D’une manière générale, j’ai vraiment beaucoup apprécié la réalisation. Il y a certains plans ou certaines « manœuvres de camera » qui ont vraiment du mérite. Je suis moyennement fan du recours à la « fausse 3D » (c’est-à-dire les outils de la 3D mais l’apparence de la 2D) pour les scènes d’action, mais ça ne signifie pas qu’elle est mal intégrée, juste que ça n’a jamais eu ma préférence. Toutefois, pour certaines scènes particulièrement agitées avec beaucoup de personnages, on comprend aisément qu’elles présentent des avantages par opposition au dessin à la main.

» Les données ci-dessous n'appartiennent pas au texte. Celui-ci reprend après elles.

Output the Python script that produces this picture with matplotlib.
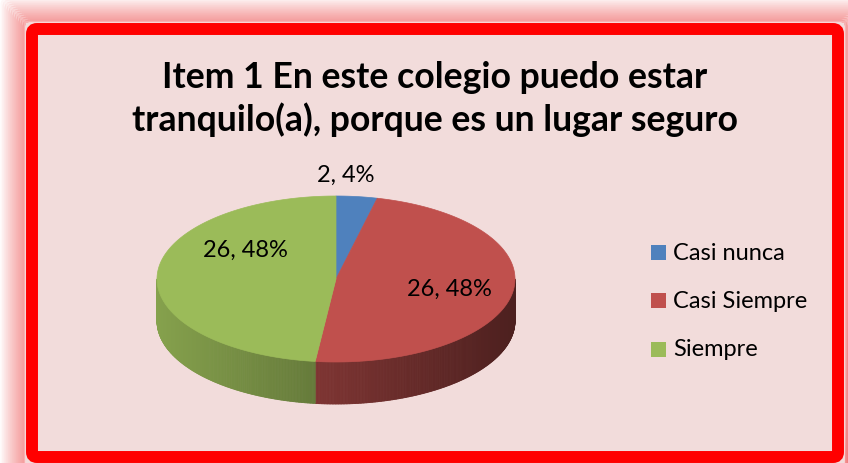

Il y a donc pas mal de concessions inévitables dans la première saison de The Legend of Vox Machina… mais au final, on ne perd pas au change. La série délivre plus ou moins ce qu’on attendait d’elle : une extension de l’émission sur Twitch/Youtube, ou une porte d’entrée. En tout cas, certainement pas une solution de remplacement.
Pour un projet de cette ampleur, The Legend of Vox Machina parvient à préserver un peu d’âme, et remplit en outre ses objectifs en matière de clins d’œil de toutes sortes. Il est tout-à-fait possible de regarder et apprécier sans avoir les références, attention ! Mais c’est difficile de nier qu’une partie de la tendresse se crée aussi au travers de ces coups de coude à la version actual play.

En 2023, j’ai également commencé à parler de séries d’animation dans ces colonnes, et je me tâte toujours quant à déterminer dans quelle mesure je souhaite poursuivre sur cette lancée. The Legend of Vox Machina a bien gagné sa place parmi les exceptions, en tout cas.